= DATASET CONTENT =

####################

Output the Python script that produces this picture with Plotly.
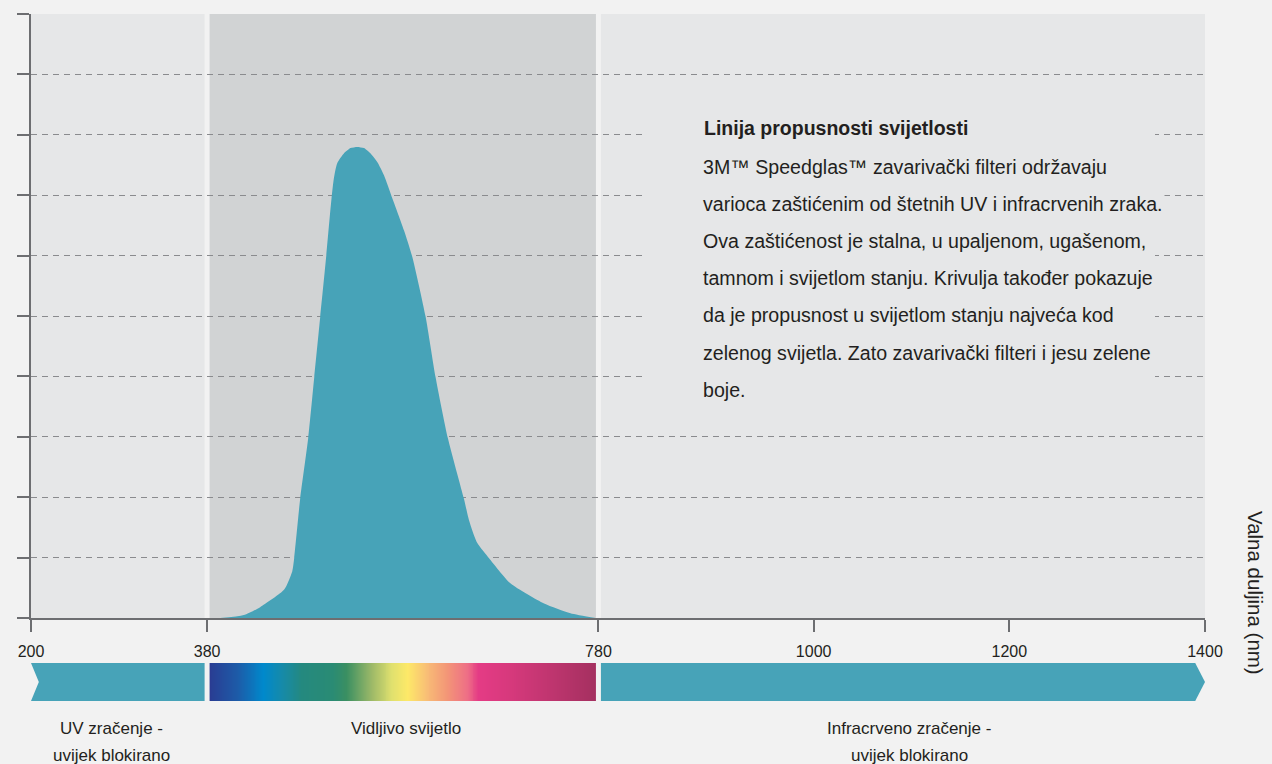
import numpy as np
import plotly.graph_objects as go

# ---------------- data ----------------
# light transmission curve (wavelength nm, relative transmission, 10 = top gridline)
CURVE_NM = [393.3, 417.5, 434.2, 458.8, 467.0, 469.0, 475.1, 483.3, 489.5, 495.6,
            501.7, 507.2, 509.6, 513.0, 519.8, 526.6, 533.5, 540.3, 547.1, 553.9,
            560.8, 569.3, 581.2, 589.7, 603.3, 613.6, 626.2, 642.6, 647.7, 656.2,
            668.2, 690.3, 724.4, 751.4, 777.2]
CURVE_T = [0.0, 0.05, 0.18, 0.47, 0.77, 0.99, 1.97, 2.97, 3.98, 4.98,
           5.98, 6.95, 7.28, 7.53, 7.69, 7.78, 7.80, 7.78, 7.69, 7.55,
           7.33, 6.95, 6.42, 5.98, 4.99, 3.98, 2.97, 1.97, 1.62, 1.24,
           0.99, 0.57, 0.24, 0.08, 0.0]

REGION_EDGES = [200, 380, 780, 1400]          # UV | visible | IR
X_TICKS = [200, 380, 780, 1000, 1200, 1400]
Y_GRID = list(range(0, 11))

SPECTRUM_NM = [380, 411, 438, 457, 477, 508, 523, 549, 569, 585, 605, 626, 646, 658, 687, 723, 780]
SPECTRUM_COLORS = ["#2b3990", "#1d5ba8", "#0089cc", "#168aa8", "#24897f", "#2a8b74", "#3a8f62",
                   "#9fba68", "#dfe06e", "#fde968", "#f8bd76", "#f39577", "#ee6e86", "#e43b85",
                   "#d8397d", "#c43672", "#a3305f"]

TEXT_TITLE = "Linija propusnosti svijetlosti"
TEXT_BODY = [
    "3M™ Speedglas™ zavarivački filteri održavaju",
    "varioca zaštićenim od štetnih UV i infracrvenih zraka.",
    "Ova zaštićenost je stalna, u upaljenom, ugašenom,",
    "tamnom i svijetlom stanju. Krivulja također pokazuje",
    "da je propusnost u svijetlom stanju najveća kod",
    "zelenog svijetla. Zato zavarivački filteri i jesu zelene",
    "boje.",
]
BAND_LABELS = [["UV zračenje -", "uvijek blokirano"], ["Vidljivo svijetlo"],
               ["Infracrveno zračenje -", "uvijek blokirano"]]
AXIS_TITLE = "Valna duljina (nm)"

# ---------------- style ----------------
W, H = 1272, 764
L, R, T, B = 31, 67, 14, 63
PW, PH = W - L - R, H - T - B
BG = "#f2f2f2"
LIGHT = "#e6e7e8"
DARK = "#d1d3d4"
TEAL = "#47a3b8"
AXC = "#6d6e71"
TXT = "#231f20"
FONT = "Liberation Sans, Arial, sans-serif"


def px2x(px):
    return (px - L) / PW


def py2y(py):
    return (H - B - py) / PH


main_bottom = py2y(618)
band_top = py2y(663)

fig = go.Figure()

# transmission curve
fig.add_trace(go.Scatter(
    x=CURVE_NM, y=CURVE_T, mode="lines", fill="tozeroy",
    line=dict(color=TEAL, width=0, shape="spline", smoothing=0.6),
    fillcolor=TEAL, hoverinfo="skip", showlegend=False))

# spectrum band (visible light)
grid = np.arange(REGION_EDGES[1], REGION_EDGES[2] + 1)
span = REGION_EDGES[2] - REGION_EDGES[1]
cscale = [[(n - REGION_EDGES[1]) / span, c] for n, c in zip(SPECTRUM_NM, SPECTRUM_COLORS)]
fig.add_trace(go.Heatmap(
    x=grid, y=[0.25, 0.75], z=[grid, grid], colorscale=cscale,
    zmin=REGION_EDGES[1], zmax=REGION_EDGES[2], showscale=False,
    hoverinfo="skip", xaxis="x", yaxis="y2"))

# UV arrow (notched left end)
uv0, uv1 = REGION_EDGES[0], REGION_EDGES[1]
fig.add_trace(go.Scatter(
    x=[uv0, uv1, uv1, uv0, uv0 + 8, uv0], y=[0, 0, 1, 1, 0.5, 0],
    mode="lines", fill="toself", fillcolor=TEAL, line=dict(width=0, color=TEAL),
    hoverinfo="skip", showlegend=False, xaxis="x", yaxis="y2"))
# IR arrow (pointed right end)
ir0, ir1 = REGION_EDGES[2], REGION_EDGES[3]
fig.add_trace(go.Scatter(
    x=[ir0, ir1 - 10, ir1, ir1 - 10, ir0, ir0], y=[0, 0, 0.5, 1, 1, 0],
    mode="lines", fill="toself", fillcolor=TEAL, line=dict(width=0, color=TEAL),
    hoverinfo="skip", showlegend=False, xaxis="x", yaxis="y2"))

shapes = []
region_fill = [LIGHT, DARK, LIGHT]
for i in range(3):
    shapes.append(dict(type="rect", xref="x", yref="y", x0=REGION_EDGES[i], x1=REGION_EDGES[i + 1],
                       y0=0, y1=10, fillcolor=region_fill[i], line=dict(width=0), layer="below"))
for e in REGION_EDGES[1:3]:
    shapes.append(dict(type="line", xref="x", yref="y", x0=e, x1=e, y0=0, y1=10,
                       line=dict(color=BG, width=5), layer="below"))
    shapes.append(dict(type="line", xref="x", yref="y2", x0=e, x1=e, y0=-0.05, y1=1.05,
                       line=dict(color=BG, width=5), layer="above"))
# text panel background
shapes.append(dict(type="rect", xref="paper", yref="paper", x0=px2x(647), x1=px2x(1155),
                   y0=py2y(415), y1=py2y(95), fillcolor=LIGHT, line=dict(width=0), layer="above"))

ann = []
ann.append(dict(text="<b>" + TEXT_TITLE + "</b>", xref="paper", yref="paper", x=px2x(702), y=py2y(128),
                xanchor="left", yanchor="middle", showarrow=False,
                font=dict(size=19.5, color=TXT, family=FONT)))
for i, line in enumerate(TEXT_BODY):
    ann.append(dict(text=line, xref="paper", yref="paper", x=px2x(701), y=py2y(167 + i * 37.1),
                    xanchor="left", yanchor="middle", showarrow=False, bgcolor=LIGHT,
                    font=dict(size=19.6, color=TXT, family=FONT)))
for lines, cx in zip(BAND_LABELS, [111, 406, 909]):
    for j, lab in enumerate(lines):
        ann.append(dict(text=lab, xref="paper", yref="paper", x=px2x(cx), y=py2y(728 + j * 27),
                        xanchor="center", yanchor="middle", showarrow=False,
                        font=dict(size=17, color=TXT, family=FONT)))
ann.append(dict(text=AXIS_TITLE, xref="paper", yref="paper", x=px2x(1256), y=py2y(593),
                xanchor="center", yanchor="middle", textangle=90, showarrow=False,
                font=dict(size=20.5, color=TXT, family=FONT)))

fig.update_layout(
    width=W, height=H, margin=dict(l=L, r=R, t=T, b=B),
    paper_bgcolor=BG, plot_bgcolor=BG, showlegend=False,
    font=dict(family=FONT, color=TXT),
    xaxis=dict(range=[REGION_EDGES[0], REGION_EDGES[3]], tickmode="array", tickvals=X_TICKS,
               ticktext=[str(v) for v in X_TICKS], ticks="outside", ticklen=12, tickwidth=1.5,
               tickcolor=AXC, showline=True, linecolor=AXC, linewidth=1.5, showgrid=False,
               zeroline=False, tickfont=dict(size=16, color=TXT, family=FONT),
               ticklabelstandoff=6, anchor="y", fixedrange=True),
    yaxis=dict(range=[0, 10], domain=[main_bottom, 1], tickmode="array", tickvals=Y_GRID,
               showticklabels=False, ticks="outside", ticklen=12, tickwidth=1.5, tickcolor=AXC,
               showline=True, linecolor=AXC, linewidth=1.5, showgrid=True, gridcolor="#8a8b8e",
               gridwidth=1, griddash="6px,5px", zeroline=False, fixedrange=True),
    yaxis2=dict(range=[0, 1], domain=[0, band_top], visible=False, fixedrange=True, anchor="x"),
    shapes=shapes, annotations=ann,
)

fig.write_html("out.html", config={"displayModeBar": False},
               post_script="document.body.style.margin='0px';document.body.style.overflow='hidden';")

####################

= EXERCISE GOAL =
Begin at the top of the material above and output each line exactly, stopping after the line that holds "import plotly.graph_objects as go". Leave out pictures.

= COMPLETE RESPONSE =
Output the Python script that produces this picture with Plotly.
import numpy as np
import plotly.graph_objects as go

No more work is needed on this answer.